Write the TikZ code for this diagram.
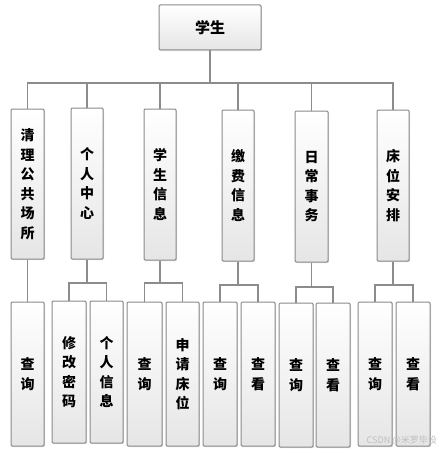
\documentclass[tikz,border=0pt]{standalone}
\usepackage{fontspec}
\setmainfont{Liberation Sans}
\newfontfamily\cjk{Noto Sans CJK SC}
\usetikzlibrary{shadows}
\definecolor{boxgray}{HTML}{8A8A8A}
\definecolor{linegray}{HTML}{8C8C8C}
\tikzset{
  box/.style={draw=boxgray, line width=1pt, rounded corners=1.2pt,
    top color=white, bottom color=black!10,
    drop shadow={shadow xshift=1.2pt, shadow yshift=-1.2pt, opacity=0.25},
    inner sep=0pt, align=center,
    font=\cjk\bfseries\fontsize{14}{19.5}\selectfont},
  conn/.style={draw=linegray, line width=1.4pt},
}
\newcommand\mybox[7][]{%
  \node[box,#1, minimum width={(#5-#3)*1pt}, minimum height={(#6-#4)*1pt}]
    (#2) at ({(#3+#5)/2},{(#4+#6)/2}) {#7};}
\begin{document}
\begin{tikzpicture}[x=1pt,y=-1pt]
\useasboundingbox (0,0) rectangle (439,452);
% top
\mybox[font=\cjk\bfseries\fontsize{15}{18}\selectfont]{xs}{159}{5}{261}{50}{学生}
% second level
\mybox{c1}{11}{109}{44}{259}{清\\理\\公\\共\\场\\所}
\mybox{c2}{71}{108}{103}{259}{个\\人\\中\\心}
\mybox{c3}{144}{109}{176}{260}{学\\生\\信\\息}
\mybox{c4}{222}{110}{254}{261}{缴\\费\\信\\息}
\mybox{c5}{295}{111}{328}{262}{日\\常\\事\\务}
\mybox{c6}{377}{110}{409}{261}{床\\位\\安\\排}
% third level
\mybox{l1}{11}{302}{44}{446}{查\\询}
\mybox{l2a}{52}{301}{86}{443}{修\\改\\密\\码}
\mybox{l2b}{90}{301}{123}{443}{个\\人\\信\\息}
\mybox{l3a}{127}{302}{162}{446}{查\\询}
\mybox{l3b}{166}{302}{199}{446}{申\\请\\床\\位}
\mybox{l4a}{203}{302}{237}{446}{查\\询}
\mybox{l4b}{241}{302}{275}{446}{查\\看}
\mybox{l5a}{279}{303}{313}{447}{查\\询}
\mybox{l5b}{316}{303}{350}{447}{查\\看}
\mybox{l6a}{358}{302}{392}{446}{查\\询}
\mybox{l6b}{396}{302}{430}{446}{查\\看}
% connectors level 1
\coordinate (bar) at (0,83);
\foreach \c in {c1,c2,c3,c4,c5,c6}
  \draw[conn] (xs.south) -- (xs.south |- bar) -| (\c.north);
% level 2
\draw[conn] (c1.south) -- (l1.north);
\coordinate (b2) at (0,283);
\coordinate (b3) at (0,283);
\coordinate (b4) at (0,285);
\coordinate (b5) at (0,287);
\coordinate (b6) at (0,285);
\foreach \p/\a/\b/\y in {c2/l2a/l2b/b2,c3/l3a/l3b/b3,c4/l4a/l4b/b4,c5/l5a/l5b/b5,c6/l6a/l6b/b6}{
  \draw[conn] (\p.south) -- (\p.south |- \y) -| (\a.north);
  \draw[conn] (\p.south |- \y) -| (\b.north);
}
% watermark
\node[text=black!25, font=\cjk\fontsize{9}{10}\selectfont, anchor=east, inner sep=0pt] (wm) at (437,440) {CSDN @米罗毕设};
\end{tikzpicture}
\end{document}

What to work on:
Transcribe the whole listing exactly. Pictures are excluded.

Task answer:
Write the TikZ code for this diagram.
\documentclass[tikz,border=0pt]{standalone}
\usepackage{fontspec}
\setmainfont{Liberation Sans}
\newfontfamily\cjk{Noto Sans CJK SC}
\usetikzlibrary{shadows}
\definecolor{boxgray}{HTML}{8A8A8A}
\definecolor{linegray}{HTML}{8C8C8C}
\tikzset{
  box/.style={draw=boxgray, line width=1pt, rounded corners=1.2pt,
    top color=white, bottom color=black!10,
    drop shadow={shadow xshift=1.2pt, shadow yshift=-1.2pt, opacity=0.25},
    inner sep=0pt, align=center,
    font=\cjk\bfseries\fontsize{14}{19.5}\selectfont},
  conn/.style={draw=linegray, line width=1.4pt},
}
\newcommand\mybox[7][]{%
  \node[box,#1, minimum width={(#5-#3)*1pt}, minimum height={(#6-#4)*1pt}]
    (#2) at ({(#3+#5)/2},{(#4+#6)/2}) {#7};}
\begin{document}
\begin{tikzpicture}[x=1pt,y=-1pt]
\useasboundingbox (0,0) rectangle (439,452);
% top
\mybox[font=\cjk\bfseries\fontsize{15}{18}\selectfont]{xs}{159}{5}{261}{50}{学生}
% second level
\mybox{c1}{11}{109}{44}{259}{清\\理\\公\\共\\场\\所}
\mybox{c2}{71}{108}{103}{259}{个\\人\\中\\心}
\mybox{c3}{144}{109}{176}{260}{学\\生\\信\\息}
\mybox{c4}{222}{110}{254}{261}{缴\\费\\信\\息}
\mybox{c5}{295}{111}{328}{262}{日\\常\\事\\务}
\mybox{c6}{377}{110}{409}{261}{床\\位\\安\\排}
% third level
\mybox{l1}{11}{302}{44}{446}{查\\询}
\mybox{l2a}{52}{301}{86}{443}{修\\改\\密\\码}
\mybox{l2b}{90}{301}{123}{443}{个\\人\\信\\息}
\mybox{l3a}{127}{302}{162}{446}{查\\询}
\mybox{l3b}{166}{302}{199}{446}{申\\请\\床\\位}
\mybox{l4a}{203}{302}{237}{446}{查\\询}
\mybox{l4b}{241}{302}{275}{446}{查\\看}
\mybox{l5a}{279}{303}{313}{447}{查\\询}
\mybox{l5b}{316}{303}{350}{447}{查\\看}
\mybox{l6a}{358}{302}{392}{446}{查\\询}
\mybox{l6b}{396}{302}{430}{446}{查\\看}
% connectors level 1
\coordinate (bar) at (0,83);
\foreach \c in {c1,c2,c3,c4,c5,c6}
  \draw[conn] (xs.south) -- (xs.south |- bar) -| (\c.north);
% level 2
\draw[conn] (c1.south) -- (l1.north);
\coordinate (b2) at (0,283);
\coordinate (b3) at (0,283);
\coordinate (b4) at (0,285);
\coordinate (b5) at (0,287);
\coordinate (b6) at (0,285);
\foreach \p/\a/\b/\y in {c2/l2a/l2b/b2,c3/l3a/l3b/b3,c4/l4a/l4b/b4,c5/l5a/l5b/b5,c6/l6a/l6b/b6}{
  \draw[conn] (\p.south) -- (\p.south |- \y) -| (\a.north);
  \draw[conn] (\p.south |- \y) -| (\b.north);
}
% watermark
\node[text=black!25, font=\cjk\fontsize{9}{10}\selectfont, anchor=east, inner sep=0pt] (wm) at (437,440) {CSDN @米罗毕设};
\end{tikzpicture}
\end{document}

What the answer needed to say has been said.